§ What you need to do: Transcribe the listing in full, excluding any pictures.
-- BEGIN --
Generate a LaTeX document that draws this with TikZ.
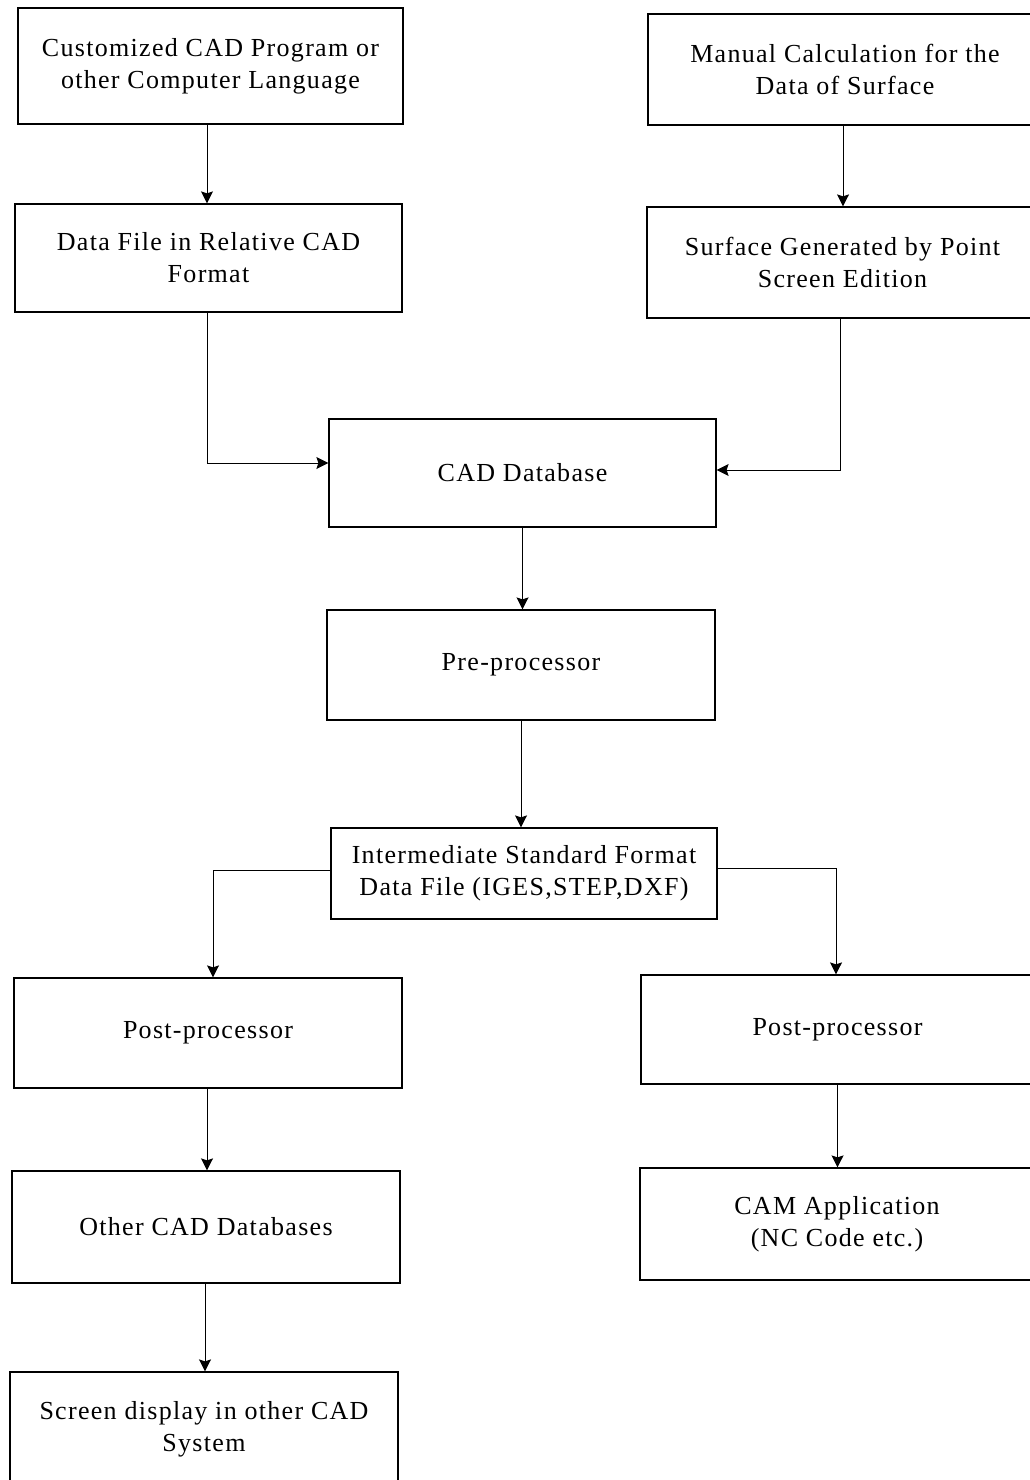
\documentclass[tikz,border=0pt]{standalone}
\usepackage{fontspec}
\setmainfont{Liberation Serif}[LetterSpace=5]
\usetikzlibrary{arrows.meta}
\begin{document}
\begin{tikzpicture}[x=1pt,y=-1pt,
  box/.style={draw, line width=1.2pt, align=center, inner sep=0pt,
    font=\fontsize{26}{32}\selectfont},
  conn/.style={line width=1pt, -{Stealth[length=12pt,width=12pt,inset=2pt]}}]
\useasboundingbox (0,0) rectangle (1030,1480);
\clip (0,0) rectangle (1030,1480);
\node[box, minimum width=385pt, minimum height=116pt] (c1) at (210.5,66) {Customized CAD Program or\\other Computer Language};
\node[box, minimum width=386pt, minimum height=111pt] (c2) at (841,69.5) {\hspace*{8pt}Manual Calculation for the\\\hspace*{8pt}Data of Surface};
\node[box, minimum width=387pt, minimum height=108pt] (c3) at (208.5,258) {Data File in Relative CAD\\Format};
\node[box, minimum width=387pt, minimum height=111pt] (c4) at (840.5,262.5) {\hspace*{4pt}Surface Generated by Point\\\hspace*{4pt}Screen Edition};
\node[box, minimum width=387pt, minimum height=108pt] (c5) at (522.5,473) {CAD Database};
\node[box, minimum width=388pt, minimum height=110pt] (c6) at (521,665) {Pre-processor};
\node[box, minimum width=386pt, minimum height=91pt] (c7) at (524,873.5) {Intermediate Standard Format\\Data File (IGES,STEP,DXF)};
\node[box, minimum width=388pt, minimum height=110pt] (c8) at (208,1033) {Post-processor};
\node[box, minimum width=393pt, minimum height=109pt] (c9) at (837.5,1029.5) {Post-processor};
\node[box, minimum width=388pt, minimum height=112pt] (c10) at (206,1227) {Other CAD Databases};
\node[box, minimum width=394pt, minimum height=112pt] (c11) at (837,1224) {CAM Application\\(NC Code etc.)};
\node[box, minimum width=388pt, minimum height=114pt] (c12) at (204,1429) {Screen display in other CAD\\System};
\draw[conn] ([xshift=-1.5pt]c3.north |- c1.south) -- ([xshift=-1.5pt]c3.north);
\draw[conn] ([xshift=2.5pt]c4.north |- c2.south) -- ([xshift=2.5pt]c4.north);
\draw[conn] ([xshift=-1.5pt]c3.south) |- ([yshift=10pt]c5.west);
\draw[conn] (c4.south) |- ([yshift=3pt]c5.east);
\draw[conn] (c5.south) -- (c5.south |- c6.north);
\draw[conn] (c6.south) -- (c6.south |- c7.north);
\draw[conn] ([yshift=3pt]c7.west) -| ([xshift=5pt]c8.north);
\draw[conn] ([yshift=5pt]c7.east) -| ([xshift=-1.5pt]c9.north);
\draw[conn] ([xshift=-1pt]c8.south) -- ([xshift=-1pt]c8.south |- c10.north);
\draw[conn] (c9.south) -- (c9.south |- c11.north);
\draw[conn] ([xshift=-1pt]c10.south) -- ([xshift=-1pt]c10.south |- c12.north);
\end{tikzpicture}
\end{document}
-- END --
§ The response:
Generate a LaTeX document that draws this with TikZ.
\documentclass[tikz,border=0pt]{standalone}
\usepackage{fontspec}
\setmainfont{Liberation Serif}[LetterSpace=5]
\usetikzlibrary{arrows.meta}
\begin{document}
\begin{tikzpicture}[x=1pt,y=-1pt,
  box/.style={draw, line width=1.2pt, align=center, inner sep=0pt,
    font=\fontsize{26}{32}\selectfont},
  conn/.style={line width=1pt, -{Stealth[length=12pt,width=12pt,inset=2pt]}}]
\useasboundingbox (0,0) rectangle (1030,1480);
\clip (0,0) rectangle (1030,1480);
\node[box, minimum width=385pt, minimum height=116pt] (c1) at (210.5,66) {Customized CAD Program or\\other Computer Language};
\node[box, minimum width=386pt, minimum height=111pt] (c2) at (841,69.5) {\hspace*{8pt}Manual Calculation for the\\\hspace*{8pt}Data of Surface};
\node[box, minimum width=387pt, minimum height=108pt] (c3) at (208.5,258) {Data File in Relative CAD\\Format};
\node[box, minimum width=387pt, minimum height=111pt] (c4) at (840.5,262.5) {\hspace*{4pt}Surface Generated by Point\\\hspace*{4pt}Screen Edition};
\node[box, minimum width=387pt, minimum height=108pt] (c5) at (522.5,473) {CAD Database};
\node[box, minimum width=388pt, minimum height=110pt] (c6) at (521,665) {Pre-processor};
\node[box, minimum width=386pt, minimum height=91pt] (c7) at (524,873.5) {Intermediate Standard Format\\Data File (IGES,STEP,DXF)};
\node[box, minimum width=388pt, minimum height=110pt] (c8) at (208,1033) {Post-processor};
\node[box, minimum width=393pt, minimum height=109pt] (c9) at (837.5,1029.5) {Post-processor};
\node[box, minimum width=388pt, minimum height=112pt] (c10) at (206,1227) {Other CAD Databases};
\node[box, minimum width=394pt, minimum height=112pt] (c11) at (837,1224) {CAM Application\\(NC Code etc.)};
\node[box, minimum width=388pt, minimum height=114pt] (c12) at (204,1429) {Screen display in other CAD\\System};
\draw[conn] ([xshift=-1.5pt]c3.north |- c1.south) -- ([xshift=-1.5pt]c3.north);
\draw[conn] ([xshift=2.5pt]c4.north |- c2.south) -- ([xshift=2.5pt]c4.north);
\draw[conn] ([xshift=-1.5pt]c3.south) |- ([yshift=10pt]c5.west);
\draw[conn] (c4.south) |- ([yshift=3pt]c5.east);
\draw[conn] (c5.south) -- (c5.south |- c6.north);
\draw[conn] (c6.south) -- (c6.south |- c7.north);
\draw[conn] ([yshift=3pt]c7.west) -| ([xshift=5pt]c8.north);
\draw[conn] ([yshift=5pt]c7.east) -| ([xshift=-1.5pt]c9.north);
\draw[conn] ([xshift=-1pt]c8.south) -- ([xshift=-1pt]c8.south |- c10.north);
\draw[conn] (c9.south) -- (c9.south |- c11.north);
\draw[conn] ([xshift=-1pt]c10.south) -- ([xshift=-1pt]c10.south |- c12.north);
\end{tikzpicture}
\end{document}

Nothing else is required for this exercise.